Cereal sales go stale as breakfast changes

Cereal, that bedrock of the American breakfast, has lost some of its snap, crackle and pop.

For the past decade, the cereal business has been declining, as consumers reach for granola bars, yogurt and drive-through fare in the morning. And the drop-off has accelerated lately, especially among those finicky millennials who tend to graze on healthy options -- even if Cheerios and some other brands come in whole-grain varieties fortified with protein now.

As a child, Adam Feuerstein started his day with a homemade breakfast. "Growing up, I would combine Frosted Flakes and Cap'n Crunch," said Feuerstein, a financial reporter at The Street. "I have such vivid memories of it that if I walk down the cereal aisle today, I still gravitate toward those cereals."

Cereal companies have tried to play on that nostalgia, with commercials featuring generations of Cheerio eaters or couples fighting over the marshmallows in Lucky Charms.

But Feuerstein, 46, isn't buying the sales pitch. These days, he eats breakfast around 10 or 11 in the morning, preferring juice he makes himself. If he eats cereal at all, it is a Trader Joe's private label version "as a treat," he said.

"You realize that it's just a sugar delivery vehicle," he said of cereal. "We've all gotten a little smarter about the foods we eat, and while there are plenty of healthy cereals out there, I just don't choose to eat much cereal."

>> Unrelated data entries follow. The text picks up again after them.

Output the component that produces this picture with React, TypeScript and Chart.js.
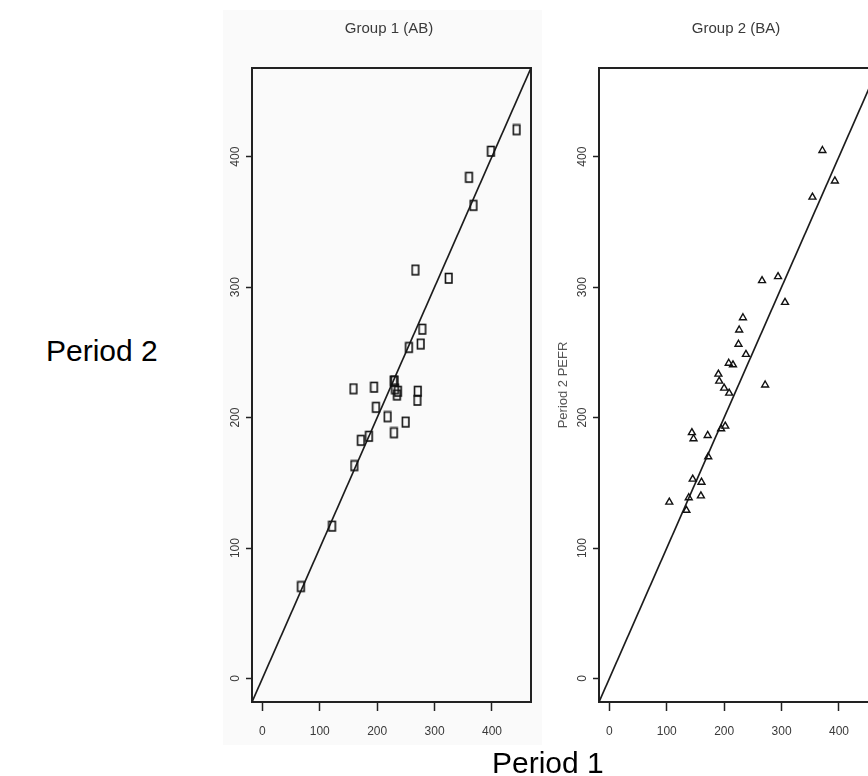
import React, { useEffect, useRef } from 'react';
import { Chart, registerables } from 'chart.js';

Chart.register(...registerables);

// Axis limits: data range 0..450 extended by 4% on each side (R default)
const AXIS_MIN = -18;
const AXIS_MAX = 468;
const TICK_VALUES = [0, 100, 200, 300, 400];

const GROUP1_TITLE = 'Group 1 (AB)';
const GROUP2_TITLE = 'Group 2 (BA)';
const RIGHT_Y_TITLE = 'Period 2 PEFR';
const X_CAPTION = 'Period 1';
const Y_CAPTION = 'Period 2';

// Group 1 (AB): mean morning PEFR
const g1Period1 = [121.905, 218.5, 235.0, 250.0, 186.19, 231.563, 443.25, 198.421, 270.5, 360.476, 229.75, 159.091, 255.882, 279.048, 160.556, 172.105, 267.0, 230.75, 271.19, 276.25, 398.75, 67.778, 195.0, 325.0, 368.077, 228.947, 236.667];
const g1Period2 = [116.667, 200.5, 217.143, 196.429, 185.5, 221.842, 420.5, 207.692, 213.158, 384.0, 188.25, 221.905, 253.571, 267.619, 163.0, 182.381, 313.0, 227.895, 220.0, 256.25, 404.0, 70.278, 223.158, 306.667, 362.5, 227.895, 220.0];

// Group 2 (BA)
const g2Period1 = [138.333, 225.0, 392.857, 190.0, 191.429, 226.19, 201.905, 134.286, 238.0, 159.5, 232.75, 172.308, 266.0, 171.333, 194.737, 200.0, 146.667, 208.0, 208.75, 271.429, 143.81, 104.444, 145.238, 215.385, 306.0, 160.526, 353.81, 293.889, 371.19];
const g2Period2 = [138.571, 256.25, 381.429, 233.333, 228.0, 267.143, 193.5, 128.947, 248.5, 140.0, 276.563, 170.0, 305.0, 186.333, 191.429, 222.619, 183.81, 241.667, 218.81, 225.0, 188.5, 135.238, 152.857, 240.476, 288.333, 150.476, 369.048, 308.095, 404.762];

const FRAME = '#222222';
const TEXT = '#3a3a3a';
const NARROW = '"Liberation Sans Narrow", "Arial Narrow", Arial, "Liberation Sans", sans-serif';
const SANS = 'Arial, "Liberation Sans", sans-serif';

function makeSquare(): HTMLCanvasElement {
  const c = document.createElement('canvas');
  c.width = 10;
  c.height = 13;
  const ctx = c.getContext('2d')!;
  ctx.strokeStyle = '#111';
  ctx.lineWidth = 1.6;
  ctx.strokeRect(1.5, 1.5, 6.5, 9.5);
  return c;
}

type PanelProps = {
  title: string;
  p1: number[];
  p2: number[];
  marker: 'square' | 'triangle';
  yTitle?: string;
  left: number;
};

function Panel({ title, p1, p2, marker, yTitle, left }: PanelProps) {
  const ref = useRef<HTMLCanvasElement>(null);
  useEffect(() => {
    const canvas = ref.current;
    if (!canvas) return;
    const points = p1.map((x, i) => ({ x, y: p2[i] }));
    const pointStyle: any = marker === 'square' ? makeSquare() : 'triangle';
    const chart = new Chart(canvas, {
      type: 'scatter',
      data: {
        datasets: [
          {
            type: 'line',
            data: [
              { x: AXIS_MIN, y: AXIS_MIN },
              { x: AXIS_MAX, y: AXIS_MAX },
            ],
            borderColor: '#1c1c1c',
            borderWidth: 1.7,
            pointRadius: 0,
            fill: false,
            order: 2,
          } as any,
          {
            data: points,
            pointStyle,
            pointRadius: marker === 'square' ? 5 : 4,
            borderColor: '#111',
            borderWidth: 1.4,
            backgroundColor: 'rgba(0,0,0,0)',
            order: 1,
          } as any,
        ],
      },
      options: {
        responsive: false,
        animation: false,
        layout: { padding: 0 },
        plugins: {
          legend: { display: false },
          tooltip: { enabled: false },
          title: {
            display: true,
            text: title,
            color: TEXT,
            font: { family: SANS, size: 15, weight: 'normal' },
            padding: { top: 20, bottom: 10 },
          },
        },
        scales: {
          x: {
            type: 'linear',
            position: 'bottom',
            min: AXIS_MIN,
            max: AXIS_MAX,
            afterBuildTicks: (s: any) => {
              s.ticks = TICK_VALUES.map((v) => ({ value: v }));
            },
            afterFit: (s: any) => {
              s.height = 74;
            },
            grid: {
              display: true,
              drawOnChartArea: false,
              drawTicks: true,
              tickLength: 9,
              tickWidth: 1.5,
              tickColor: FRAME,
              color: FRAME,
            },
            border: { display: true, color: FRAME, width: 2 },
            ticks: {
              color: TEXT,
              font: { family: NARROW, size: 12 },
              padding: 13,
              maxRotation: 0,
              minRotation: 0,
              autoSkip: false,
            },
          },
          y: {
            type: 'linear',
            position: 'left',
            min: AXIS_MIN,
            max: AXIS_MAX,
            afterBuildTicks: (s: any) => {
              s.ticks = TICK_VALUES.map((v) => ({ value: v }));
            },
            afterFit: (s: any) => {
              s.width = 52;
            },
            grid: {
              display: true,
              drawOnChartArea: false,
              drawTicks: true,
              tickLength: 6,
              tickWidth: 1.5,
              tickColor: FRAME,
              color: FRAME,
            },
            border: { display: true, color: FRAME, width: 2 },
            ticks: {
              color: TEXT,
              font: { family: SANS, size: 12 },
              padding: 0,
              minRotation: 90,
              maxRotation: 90,
              crossAlign: 'center',
              autoSkip: false,
            },
            title: yTitle
              ? {
                  display: true,
                  text: yTitle,
                  color: '#555',
                  font: { family: SANS, size: 13 },
                  padding: { top: 9, bottom: 0 },
                }
              : { display: false },
          },
          x2: {
            type: 'linear',
            position: 'top',
            min: AXIS_MIN,
            max: AXIS_MAX,
            afterFit: (s: any) => {
              s.height = 20;
            },
            grid: { display: false },
            ticks: { display: false },
            border: { display: true, color: FRAME, width: 2 },
          },
          y2: {
            type: 'linear',
            position: 'right',
            min: AXIS_MIN,
            max: AXIS_MAX,
            afterFit: (s: any) => {
              s.width = 47;
            },
            grid: { display: false },
            ticks: { display: false },
            border: { display: true, color: FRAME, width: 2 },
          },
        } as any,
      },
    });
    return () => chart.destroy();
  }, [title, p1, p2, marker, yTitle]);

  return (
    <canvas
      ref={ref}
      width={378}
      height={776}
      style={{ position: 'absolute', left, top: 0, width: 378, height: 776 }}
    />
  );
}

export default function App() {
  return (
    <div
      style={{
        position: 'absolute',
        left: 0,
        top: 0,
        width: 868,
        height: 776,
        overflow: 'hidden',
        background: '#ffffff',
      }}
    >
      <div
        style={{
          position: 'absolute',
          left: 223,
          top: 10,
          width: 319,
          height: 735,
          background: '#fafafa',
        }}
      />
      <Panel title={GROUP1_TITLE} p1={g1Period1} p2={g1Period2} marker="square" left={200} />
      <Panel
        title={GROUP2_TITLE}
        p1={g2Period1}
        p2={g2Period2}
        marker="triangle"
        yTitle={RIGHT_Y_TITLE}
        left={547}
      />
      <div
        style={{
          position: 'absolute',
          left: 46,
          top: 336,
          fontFamily: SANS,
          fontSize: 30,
          lineHeight: '30px',
          color: '#000',
          whiteSpace: 'nowrap',
        }}
      >
        {Y_CAPTION}
      </div>
      <div
        style={{
          position: 'absolute',
          left: 492,
          top: 748,
          fontFamily: SANS,
          fontSize: 30,
          lineHeight: '30px',
          color: '#000',
          whiteSpace: 'nowrap',
        }}
      >
        {X_CAPTION}
      </div>
    </div>
  );
}
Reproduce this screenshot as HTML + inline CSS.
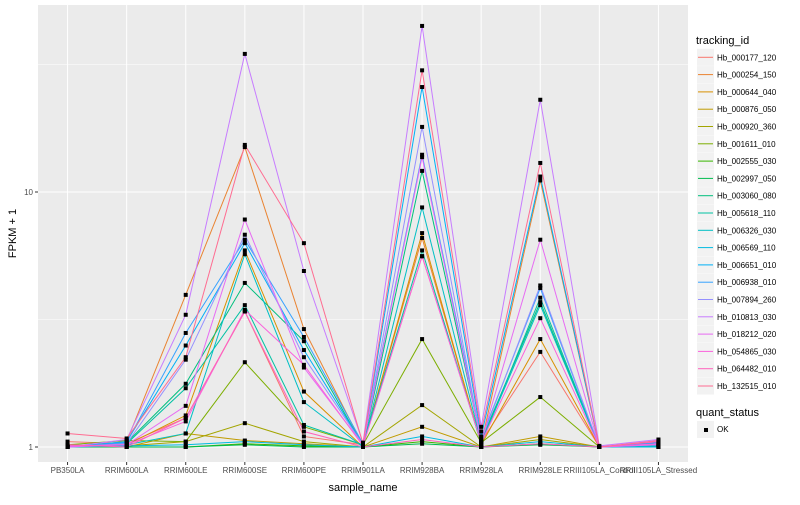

Cereal consumption peaked in the mid-1990s, according to the NPD Group, a consumer research firm. Still, some 90 percent of American households report buying ready-to-eat cereal, which remains the largest category of breakfast food with some $10 billion in sales last year, according to Euromonitor, down from $13.9 billion in 2000.

Cereal sales have long been subject to dips brought on by food fads like the Atkins diet or bagel mania. And many cereals are neither gluten-free nor protein-rich, so they fail to resonate with the growing number of consumers who are gluten-intolerant or adherents of the so-called paleo diet.

But investment analysts say the current slump is a result of more pernicious trends. "The common observation by a lot of companies facing declining cereal sales is that this is a kind of death by a thousand cuts," said Nicholas Fereday, an investment analyst specializing in food and agriculture at Rabobank and author of a report, "The Cereal Killers: Five Trends Revolutionizing the American Breakfast."

Fereday noted, for instance, that the birthrate was declining -- and children traditionally have been the largest consumers of cereal. Other demographic factors are at play as well: Many surveys have shown that Latinos and Asians prefer other breakfast foods.